Davanın 5510 sayılı Kanunun 4/I-a bendi kapsamındaki sigortalılara ilişkin olduğu, geçiş hükümlerini içeren aynı Kanunun Geçici 7. maddesi hükmünde “Bu Kanunun yürürlük tarihine kadar 17.07.1964 tarihli ve 506 sayılı, 02.09.1971 tarihli ve 1479 sayılı, 17.10.1983 tarihli ve 2925 sayılı, bu Kanunla mülga 17.10.1983 tarihli ve 2926 sayılı, 08.06.1949 tarihli ve 5434 sayılı kanunlar ile 17.07.1964 tarihli ve 506 sayılı Kanunun geçici 20 nci maddesine göre sandıklara tâbi sigortalılık başlangıçları ile hizmet süreleri, fiilî hizmet süresi zammı, itibarî hizmet süreleri, borçlandırılan ve ihya edilen süreler ve sigortalılık süreleri tabi oldukları Kanun hükümlerine göre değerlendirilirler” hükmü gözetildiğinde, davanın yasal dayanağı 506 sayılı Kanunun 79/10. maddesidir. Anılan Yasanın 6. maddesinde ifade edildiği üzere “sigortalı olmak hak ve yükümünden kaçınılamaz ve feragat edilemez.” Anayasal haklar arasında yer alan sosyal güvenliğin yaşama geçirilmesindeki etkisi karşısında, sigortalı konumunda geçen çalışma sürelerinin saptanmasına ilişkin davaların, kamu düzenine ilişkin olduğu, bu nedenle özel bir duyarlılık ve özenle yürütülmesinin zorunlu ve gerekli bulunduğu gözetilmelidir. Bu bağlamda, hak kayıplarının ve gerçeğe aykırı sigortalılık süresi edinme durumlarının önlenmesi, temel insan haklarından olan sosyal güvenlik hakkının korunabilmesi için, bu tür davalarda tarafların gösterdiği kanıtlarla yetinilmeyip, gerek görüldüğünde re’sen araştırma yapılarak her türden kanıtın toplanabileceği de göz önünde bulundurulmalıdır.

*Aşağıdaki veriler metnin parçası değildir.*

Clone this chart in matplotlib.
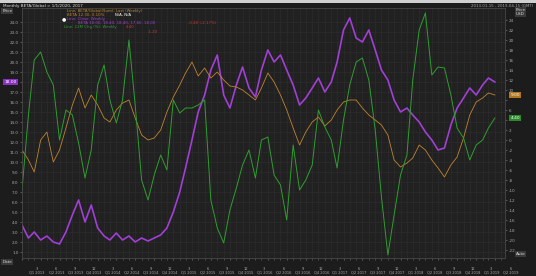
import pandas as pd
import matplotlib
matplotlib.use("Agg")
import matplotlib.pyplot as plt
import matplotlib.dates as mdates

# monthly observations, Jan 2013 .. Apr 2019
dates = pd.date_range("2013-01-01", periods=76, freq="MS")

price = [3.7, 2.4, 3.0, 2.2, 2.6, 2.0, 1.8, 3.0, 4.7, 6.2, 4.0, 5.7, 3.4, 2.6, 2.2, 2.9,
         2.2, 2.6, 2.0, 2.4, 2.1, 2.4, 2.7, 3.4, 5.0, 7.0, 9.4, 12.2, 15.0, 16.7, 19.2, 20.7,
         16.7, 15.4, 17.7, 19.5, 17.4, 16.5, 19.2, 21.2, 20.0, 20.7, 19.2, 17.7, 15.7, 16.4,
         17.4, 18.4, 17.0, 18.0, 20.0, 23.2, 24.4, 22.4, 22.0, 23.2, 21.2, 19.2, 18.2, 16.2,
         15.0, 15.4, 14.7, 14.0, 13.0, 12.2, 11.2, 11.4, 13.7, 15.4, 16.4, 17.4, 16.7, 17.7,
         18.4, 18.0]

beta_avg = [-2.0, -4.0, -6.4, 0.0, 1.6, -4.4, -2.0, 2.4, 7.0, 10.4, 6.4, 9.0, 7.0, 4.4, 3.6, 6.0,
            7.4, 8.0, 4.4, 1.0, 0.0, 0.4, 2.0, 5.6, 8.6, 11.0, 13.4, 15.6, 12.8, 14.4, 12.4, 13.6,
            12.0, 10.8, 10.6, 10.0, 9.0, 8.0, 10.4, 13.4, 11.6, 9.0, 6.0, 2.4, -1.0, 1.6, 3.6, 4.6,
            2.8, 4.0, 6.0, 7.6, 8.0, 8.0, 6.4, 5.0, 4.0, 3.0, 1.0, -4.0, -5.4, -4.6, -3.6, -1.0,
            -2.0, -4.0, -5.6, -7.4, -5.0, -3.4, 0.4, 5.0, 7.6, 8.4, 9.4, 9.0]

beta_chg = [-10.0, 5.0, 16.0, 17.6, 13.6, 11.0, 0.0, 6.0, 5.0, -0.6, -7.6, -2.0, 11.0, 15.0, 8.0, 3.4,
            8.0, 20.0, 7.0, -8.0, -12.0, -7.0, -3.0, -6.0, 8.0, 5.4, 6.4, 6.4, 7.0, 8.0, -12.0, -17.6,
            -20.6, -14.0, -9.6, -5.0, -2.0, -7.6, 0.0, 0.6, -7.0, -9.0, -16.0, -1.0, -10.0, -8.0, -5.0, 6.0,
            2.6, 0.0, -5.6, 4.0, 11.0, 15.6, 16.4, 12.0, 2.0, -11.4, -23.0, -15.0, -7.0, -3.0, 12.0, 22.0,
            25.4, 13.0, 14.6, 14.4, 9.0, 2.4, 0.4, -4.0, -1.0, 0.0, 2.4, 4.4]

PURPLE = "#a23fd6"
ORANGE = "#c0842c"
GREEN = "#2f9e2f"
BG = "#1c1c1c"
PANEL = "#212121"
GRID = "#353535"
TXT = "#a8a8a8"

fig = plt.figure(figsize=(5.36, 2.76), dpi=100, facecolor=BG)
ax = fig.add_axes([22 / 536, 18 / 276, 483 / 536, 250 / 276])
ax.set_facecolor(PANEL)
ax2 = ax.twinx()

ax.plot(dates, price, color=PURPLE, lw=1.2, zorder=3)
ax2.plot(dates, beta_avg, color=ORANGE, lw=0.6)
ax2.plot(dates, beta_chg, color=GREEN, lw=0.7)

ax.set_ylim(0.4, 25.4)
ax2.set_ylim(-23.6, 26.4)
ax.set_xlim(pd.Timestamp("2013-01-01"), pd.Timestamp("2019-05-20"))

# dense terminal-style grid
ax.xaxis.set_major_locator(mdates.MonthLocator(bymonth=[1, 4, 7, 10]))
ax.xaxis.set_minor_locator(mdates.MonthLocator())
ax.set_yticks([v + 1 for v in range(24)])
ax.grid(True, which="both", color=GRID, lw=0.4, ls=(0, (2, 1)))
ax2.grid(False)

ax.xaxis.set_major_formatter(plt.NullFormatter())
q_mid = pd.date_range("2013-02-15", periods=26, freq="3MS") + pd.Timedelta(days=14)
for d in q_mid:
    q = (d.month - 1) // 3 + 1
    ax.text(d, -0.035, f"{d.month}\nQ{q} {d.year}", transform=ax.get_xaxis_transform(),
            ha="center", va="top", fontsize=2.6, color=TXT, linespacing=0.9)

ax.tick_params(axis="both", which="both", length=1.5, color="#555555",
               labelsize=3, labelcolor=TXT, pad=1)
# the last-value tag covers the 18.0 label, as on the terminal
ax.yaxis.set_major_formatter(plt.FuncFormatter(lambda v, p: "" if abs(v - 18) < 0.5 else f"{v:.1f}"))
ax2.set_yticks([-22 + 2 * i for i in range(24)])
ax2.tick_params(axis="y", length=1.5, color="#555555", labelsize=3, labelcolor=TXT, pad=1)
ax2.yaxis.set_major_formatter(plt.FuncFormatter(
    lambda v, p: "" if abs(v - 8) < 1 or abs(v - 4) < 1 else f"{v:.0f}"))

for a in (ax, ax2):
    for s in a.spines.values():
        s.set_color("#444444")
        s.set_linewidth(0.5)

# last-value tags
def tag(axis, val, color, side):
    x = 1.0 if side == "right" else 0.0
    axis.annotate(f"{val:.2f}", xy=(x, val), xycoords=("axes fraction", "data"),
                  xytext=(4 if side == "right" else -4, 0), textcoords="offset points",
                  ha="left" if side == "right" else "right", va="center",
                  fontsize=3.2, color="white",
                  bbox=dict(boxstyle="square,pad=0.25", fc=color, ec="none"))

tag(ax, price[-1], "#8a2fc0", "left")
tag(ax2, beta_avg[-1], "#b07520", "right")
tag(ax2, beta_chg[-1], "#2a8a2a", "right")

# header bar
fig.patches.append(plt.Rectangle((0, 1 - 3 / 276), 1, 3 / 276, transform=fig.transFigure,
                                 fc="#d0d0d0", ec="none"))
fig.text(0.005, 1 - 6 / 276, "Monthly BETA/Global > 1/1/2020, 2017", fontsize=3,
         color="#dddddd", va="center")
fig.text(0.995, 1 - 6 / 276, "2013-01-15 - 2019-04-15 (GMT)", fontsize=2.8,
         color=TXT, va="center", ha="right")
fig.text(0.004, 1 - 11 / 276, "Price", fontsize=3, color="#dddddd", va="center",
         bbox=dict(boxstyle="square,pad=0.2", fc="#3a3a3a", ec="none"))
fig.text(0.962, 1 - 12 / 276, "Price\nUSD", fontsize=3, color="#dddddd", va="center",
         linespacing=0.9, bbox=dict(boxstyle="square,pad=0.2", fc="#3a3a3a", ec="none"))
fig.text(0.004, 14 / 276, "Date", fontsize=3, color="#dddddd", va="center",
         bbox=dict(boxstyle="square,pad=0.2", fc="#3a3a3a", ec="none"))
fig.text(0.962, 22 / 276, "Auto", fontsize=3, color="#dddddd", va="center",
         bbox=dict(boxstyle="square,pad=0.2", fc="#3a3a3a", ec="none"))

# legend block, top left
lx = 0.125
fig.text(lx, 1 - 12 / 276, "Line; BETA/Global(Sum); Last (Weekly)", fontsize=2.8, color=ORANGE)
fig.text(lx, 1 - 16 / 276, "BETA 12.30, 0.10%", fontsize=2.8, color=ORANGE)
fig.text(lx + 0.09, 1 - 16 / 276, "N/A, N/A", fontsize=2.8, color="white")
fig.text(lx - 0.01, 1 - 20.5 / 276, "\u25CF", fontsize=3.5, color="white")
fig.text(lx, 1 - 20 / 276, "Line; Close; Weekly", fontsize=2.8, color=PURPLE)
fig.text(lx + 0.02, 1 - 24 / 276, "BETA 18.00, 18.40, 18.40, 17.60, 18.00", fontsize=2.8, color=PURPLE)
fig.text(lx + 0.225, 1 - 24 / 276, "-0.40 (-2.17%)", fontsize=2.8, color="#d23030")
fig.text(lx - 0.005, 1 - 28 / 276, "Line; 12M Chg (%); Weekly", fontsize=2.8, color=GREEN)
fig.text(lx + 0.11, 1 - 28 / 276, "4.40", fontsize=2.8, color="#d23030")
fig.text(lx + 0.15, 1 - 33 / 276, "-1.20", fontsize=2.8, color="#d23030")

fig.savefig("out.png", dpi=100, facecolor=BG)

Davacının çalışmalarının geçtiğini ileri sürdüğü işyeri bir yerel yönetim kuruluşu olan belediyeye ait işyeridir. Bu tür kamu kuruluşlarında çalışanların kayıtlara geçirilmesi ve ücret ödemelerinin belgelere dayandırılması asıldır. Dairemizin yerleşmiş görüşleri de bu yönde olup, davalı işverence işe giriş bildirgesinin verilmesi, çekişme konusu dönem haricindeki diğer dönemlerde bildirimin yapılması ve işverene karşı aynı konuda dava açan kişilerin beyanları, 506 sayılı Kanunun 2 ve 6. maddelerinde öngörüldüğü şekilde hizmet akdine dayalı olarak eylemli veya gerçek biçimde çalışmanın varlığının ispatı açısından yeterli görülmemiştir... Karar sayılı kararlarımız).
Bu durumda mahkemece yapılacak iş, bordro tanığı ... ile davacı tarafından davalı işveren aleyhine açılan tazminat davası kapsamında dinlenen ve çekişme konusu dönemde görev yapan belediye başkanı ve meclis üyesi olan tanıkların, davacının 2004 yılı yerel seçimlerine kadar davalı Belediyede çalıştığı yolundaki beyanları da dikkate alınmak suretiyle dosya içinde bulunmayan 1999-2004 yıllarına ilişkin olarak dönem bordroları ile işveren belediye nezdindeki puantaj kayıtları, ücret tediye bordroları gibi tüm belgeler ve işyeri dosyası getirtilerek, davacının kayıtlarda görünmeyen çalışmalarının hangi nedenlerle kayıtlara geçmediği yada bildirim dışı kaldığı hususunu gereğince ve yeterince araştırarak; işverence; deprem, yangın, su baskını gibi fiili imkansızlık nedeniyle kayıt ve belgelerin gönderilememesi ve buna dair dayanakların belgelendirilmesi halinde, yazılı belge ibraz olunmayan çalışma süreleri yönünden, o dönemde sigortalı ile birlikte çalışan, işverenin bordrolarında kayıtlı olan ve taraflar ile menfaat çatışması olmayan kişilerin somut bilgi ve görgülerine başvurmak, davacı tarafından açılan tazminat davasının da akıbetini araştırmak suretiyle uyuşmazlık konusu hususu, hiçbir kuşku ve duraksamaya yer bırakmayacak biçimde çözümleyip; elde edilen delilleri hep birlikte değerlendirip takdir ederek varılacak sonuç uyarınca karar vermekten ibarettir.
Mahkemece, açıklanan maddi ve hukuki esaslar gözetilmeden eksik araştırma ve inceleme ile yazılı biçimde karar verilmesi, usul ve yasaya aykırı olup, bozma nedenidir.
O halde, davacı vekilinin bu yönleri amaçlayan temyiz itirazları kabul edilmeli ve hüküm bozulmalıdır.
SONUÇ:Temyiz edilen hükmün yukarıda açıklanan nedenlerle BOZULMASINA, temyiz harcının istek halinde davacıya iadesine, 13.03.2012 gününde oybirliğiyle karar verildi.